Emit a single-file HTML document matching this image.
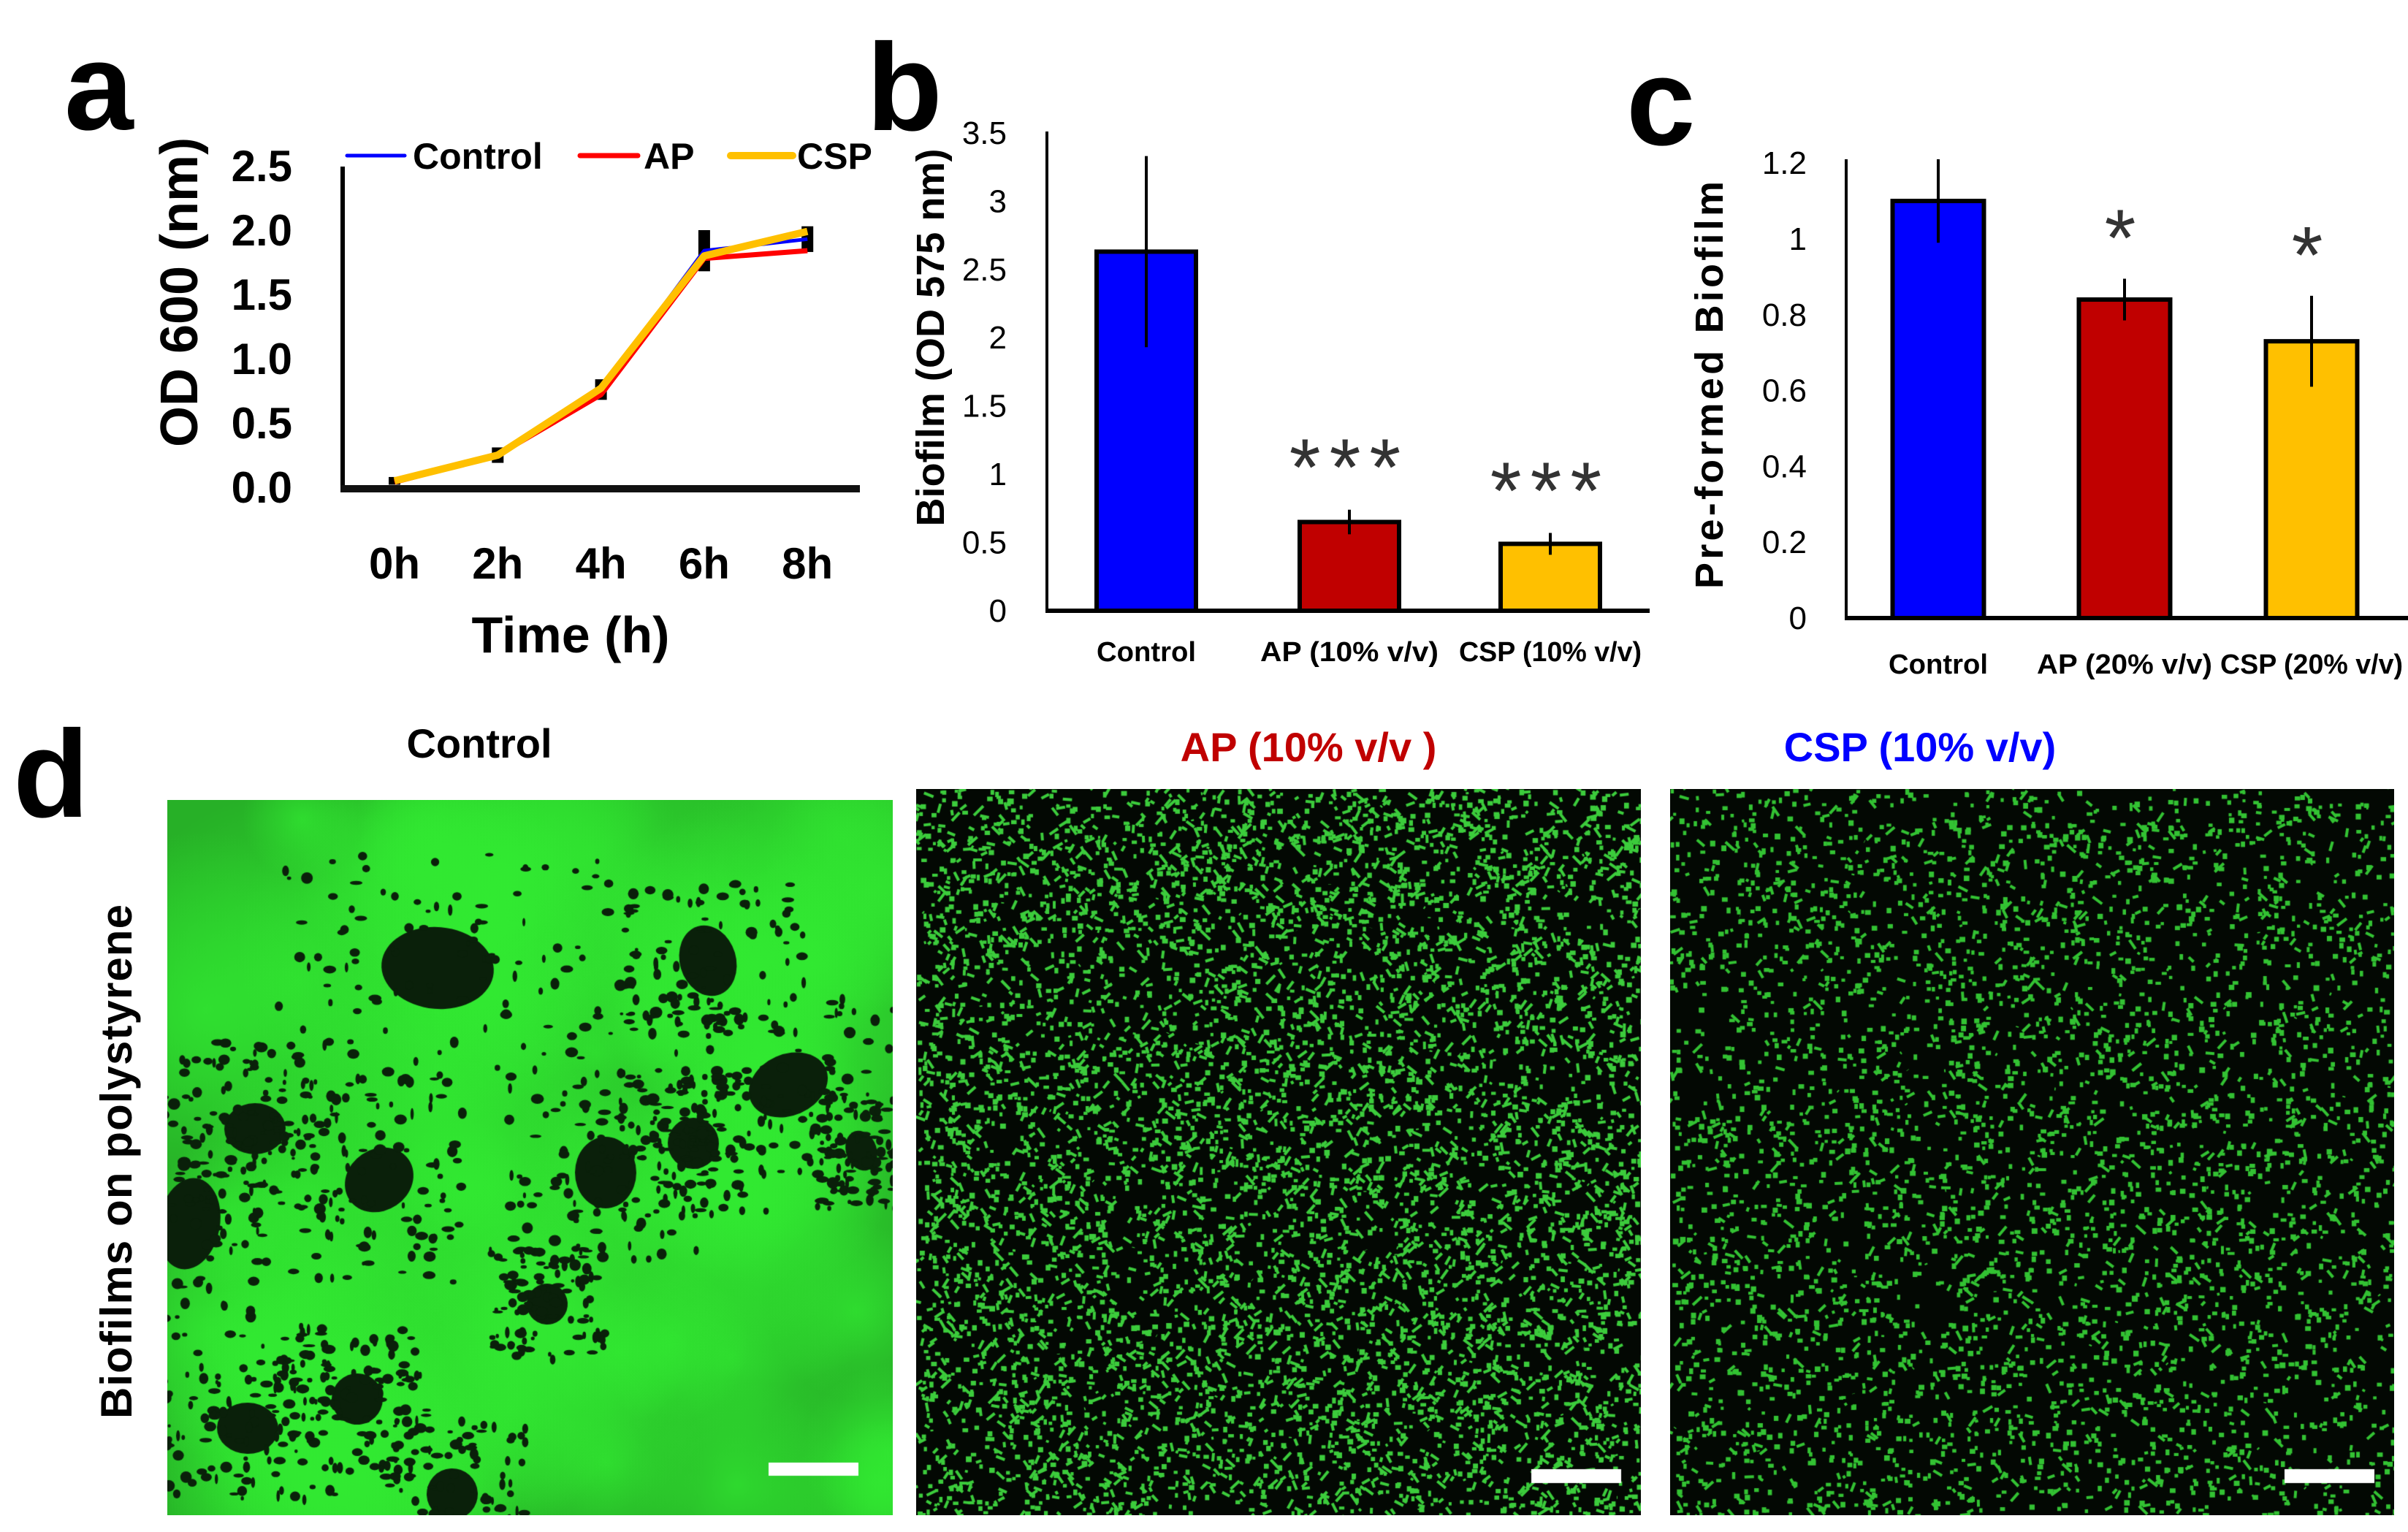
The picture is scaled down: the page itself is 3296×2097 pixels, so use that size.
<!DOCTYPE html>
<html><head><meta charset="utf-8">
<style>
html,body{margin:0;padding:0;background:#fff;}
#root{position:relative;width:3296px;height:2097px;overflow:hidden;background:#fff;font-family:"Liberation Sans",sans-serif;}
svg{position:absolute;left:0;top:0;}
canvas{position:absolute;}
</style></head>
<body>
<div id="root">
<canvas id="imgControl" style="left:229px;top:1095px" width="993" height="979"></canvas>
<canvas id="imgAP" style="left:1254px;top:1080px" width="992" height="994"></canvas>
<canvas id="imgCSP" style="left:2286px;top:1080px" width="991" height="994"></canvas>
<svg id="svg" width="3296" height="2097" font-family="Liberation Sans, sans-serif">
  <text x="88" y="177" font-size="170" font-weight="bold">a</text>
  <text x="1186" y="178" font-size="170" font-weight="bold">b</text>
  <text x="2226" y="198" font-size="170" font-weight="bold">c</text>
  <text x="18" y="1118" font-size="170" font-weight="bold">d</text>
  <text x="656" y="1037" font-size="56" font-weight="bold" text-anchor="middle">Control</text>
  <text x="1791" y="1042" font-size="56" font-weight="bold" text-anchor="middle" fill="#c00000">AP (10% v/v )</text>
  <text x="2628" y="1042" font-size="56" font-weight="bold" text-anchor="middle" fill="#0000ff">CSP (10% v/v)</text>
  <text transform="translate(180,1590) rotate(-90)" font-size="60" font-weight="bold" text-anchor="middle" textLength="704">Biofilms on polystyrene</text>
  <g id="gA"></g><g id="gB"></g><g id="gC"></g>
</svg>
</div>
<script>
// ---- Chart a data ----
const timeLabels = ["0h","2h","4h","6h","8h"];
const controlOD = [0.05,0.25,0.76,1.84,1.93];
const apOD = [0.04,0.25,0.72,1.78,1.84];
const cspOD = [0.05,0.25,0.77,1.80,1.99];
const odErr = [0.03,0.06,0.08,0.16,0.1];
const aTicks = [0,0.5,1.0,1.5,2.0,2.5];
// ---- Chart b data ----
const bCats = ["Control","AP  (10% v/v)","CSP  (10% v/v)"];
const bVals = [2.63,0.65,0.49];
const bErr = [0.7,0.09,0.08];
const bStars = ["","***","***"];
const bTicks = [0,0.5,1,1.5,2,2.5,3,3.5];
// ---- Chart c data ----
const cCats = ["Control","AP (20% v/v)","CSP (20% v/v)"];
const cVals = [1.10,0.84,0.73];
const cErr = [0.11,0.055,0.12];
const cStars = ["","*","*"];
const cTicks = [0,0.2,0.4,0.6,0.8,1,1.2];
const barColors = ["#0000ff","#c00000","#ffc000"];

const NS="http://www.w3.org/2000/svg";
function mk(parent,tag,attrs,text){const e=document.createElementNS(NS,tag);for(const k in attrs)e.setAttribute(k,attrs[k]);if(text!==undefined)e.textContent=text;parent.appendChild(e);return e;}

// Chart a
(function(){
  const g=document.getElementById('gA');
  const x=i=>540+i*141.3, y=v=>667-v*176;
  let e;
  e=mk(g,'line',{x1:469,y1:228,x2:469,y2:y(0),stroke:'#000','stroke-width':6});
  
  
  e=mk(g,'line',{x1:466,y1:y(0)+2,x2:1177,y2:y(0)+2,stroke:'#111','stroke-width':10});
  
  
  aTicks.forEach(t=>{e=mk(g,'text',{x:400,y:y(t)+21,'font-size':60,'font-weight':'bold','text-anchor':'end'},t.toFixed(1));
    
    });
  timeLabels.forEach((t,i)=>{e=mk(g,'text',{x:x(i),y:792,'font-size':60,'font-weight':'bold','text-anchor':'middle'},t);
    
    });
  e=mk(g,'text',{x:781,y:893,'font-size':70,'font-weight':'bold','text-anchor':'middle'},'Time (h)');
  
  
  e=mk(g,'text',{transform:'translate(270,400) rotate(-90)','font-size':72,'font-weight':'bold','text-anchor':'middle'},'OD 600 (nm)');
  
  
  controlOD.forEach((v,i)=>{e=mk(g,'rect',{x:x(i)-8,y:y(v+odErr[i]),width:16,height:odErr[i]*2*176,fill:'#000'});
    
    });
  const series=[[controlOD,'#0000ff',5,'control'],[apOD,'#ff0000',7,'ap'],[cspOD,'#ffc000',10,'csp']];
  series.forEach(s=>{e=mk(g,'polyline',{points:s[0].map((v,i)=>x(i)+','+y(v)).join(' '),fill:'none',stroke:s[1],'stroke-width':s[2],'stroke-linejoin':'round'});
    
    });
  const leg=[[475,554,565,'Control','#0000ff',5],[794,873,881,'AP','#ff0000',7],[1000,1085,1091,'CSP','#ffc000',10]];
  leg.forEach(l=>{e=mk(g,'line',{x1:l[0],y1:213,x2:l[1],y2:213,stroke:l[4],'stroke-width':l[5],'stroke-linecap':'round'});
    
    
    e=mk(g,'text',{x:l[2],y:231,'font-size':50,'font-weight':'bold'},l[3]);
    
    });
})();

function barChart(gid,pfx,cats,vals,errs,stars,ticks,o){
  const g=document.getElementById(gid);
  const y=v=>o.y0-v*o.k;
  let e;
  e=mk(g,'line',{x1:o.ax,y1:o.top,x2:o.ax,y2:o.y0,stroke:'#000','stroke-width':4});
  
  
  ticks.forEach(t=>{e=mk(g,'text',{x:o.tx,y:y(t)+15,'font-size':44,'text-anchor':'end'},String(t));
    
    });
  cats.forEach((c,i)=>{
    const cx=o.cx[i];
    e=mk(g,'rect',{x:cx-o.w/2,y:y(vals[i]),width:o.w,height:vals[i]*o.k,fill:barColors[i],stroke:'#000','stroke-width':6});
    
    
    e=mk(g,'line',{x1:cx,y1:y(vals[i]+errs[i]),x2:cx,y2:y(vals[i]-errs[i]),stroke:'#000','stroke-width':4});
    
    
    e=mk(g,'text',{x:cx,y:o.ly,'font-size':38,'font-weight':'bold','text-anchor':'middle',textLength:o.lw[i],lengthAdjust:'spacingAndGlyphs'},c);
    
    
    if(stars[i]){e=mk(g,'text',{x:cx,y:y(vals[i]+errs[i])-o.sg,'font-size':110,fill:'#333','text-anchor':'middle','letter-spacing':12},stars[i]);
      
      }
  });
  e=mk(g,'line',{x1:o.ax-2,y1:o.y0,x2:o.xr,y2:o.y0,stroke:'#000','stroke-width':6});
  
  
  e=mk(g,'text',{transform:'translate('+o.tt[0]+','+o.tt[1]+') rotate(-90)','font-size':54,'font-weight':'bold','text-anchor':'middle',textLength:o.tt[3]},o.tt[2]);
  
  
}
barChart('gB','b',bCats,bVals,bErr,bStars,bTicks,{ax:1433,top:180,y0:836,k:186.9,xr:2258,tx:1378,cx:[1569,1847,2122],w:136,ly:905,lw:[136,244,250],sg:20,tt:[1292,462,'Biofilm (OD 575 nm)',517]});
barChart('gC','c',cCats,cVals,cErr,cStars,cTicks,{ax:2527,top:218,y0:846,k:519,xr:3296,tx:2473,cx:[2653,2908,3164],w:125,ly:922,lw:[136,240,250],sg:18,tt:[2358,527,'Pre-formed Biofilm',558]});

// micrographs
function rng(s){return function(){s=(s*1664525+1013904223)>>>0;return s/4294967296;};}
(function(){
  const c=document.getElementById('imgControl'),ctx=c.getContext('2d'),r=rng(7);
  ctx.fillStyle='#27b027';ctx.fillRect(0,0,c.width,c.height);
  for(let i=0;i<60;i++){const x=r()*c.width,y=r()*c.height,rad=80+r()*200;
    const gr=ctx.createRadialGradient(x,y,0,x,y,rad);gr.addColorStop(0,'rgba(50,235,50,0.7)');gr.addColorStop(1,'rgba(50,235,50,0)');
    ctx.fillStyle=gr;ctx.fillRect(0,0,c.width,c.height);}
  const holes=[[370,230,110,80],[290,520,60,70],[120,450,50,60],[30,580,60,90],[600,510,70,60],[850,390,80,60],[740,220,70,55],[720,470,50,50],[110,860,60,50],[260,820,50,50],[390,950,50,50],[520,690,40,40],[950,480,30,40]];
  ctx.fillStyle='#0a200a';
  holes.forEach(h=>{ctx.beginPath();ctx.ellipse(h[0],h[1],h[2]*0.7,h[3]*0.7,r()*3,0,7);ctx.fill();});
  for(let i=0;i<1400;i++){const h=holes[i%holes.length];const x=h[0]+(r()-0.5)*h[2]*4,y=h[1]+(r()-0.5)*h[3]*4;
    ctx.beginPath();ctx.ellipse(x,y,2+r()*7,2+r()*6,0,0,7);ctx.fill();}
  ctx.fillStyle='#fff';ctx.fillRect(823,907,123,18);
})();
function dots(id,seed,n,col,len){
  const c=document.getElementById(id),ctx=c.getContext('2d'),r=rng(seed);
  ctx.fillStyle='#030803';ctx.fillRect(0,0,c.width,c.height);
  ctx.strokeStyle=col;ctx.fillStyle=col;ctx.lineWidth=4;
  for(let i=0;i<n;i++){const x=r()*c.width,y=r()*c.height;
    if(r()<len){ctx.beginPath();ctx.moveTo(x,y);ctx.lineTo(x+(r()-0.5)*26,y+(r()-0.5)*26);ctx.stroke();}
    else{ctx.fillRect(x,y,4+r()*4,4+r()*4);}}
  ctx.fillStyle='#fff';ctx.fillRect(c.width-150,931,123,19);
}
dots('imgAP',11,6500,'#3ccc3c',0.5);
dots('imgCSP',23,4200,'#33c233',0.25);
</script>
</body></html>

== == ==

> _WHAT THE TASK REQUIRES_
Compute the number of lines above that contain the string "document". Reply with that value only.

> _FINISHED EXERCISE_
6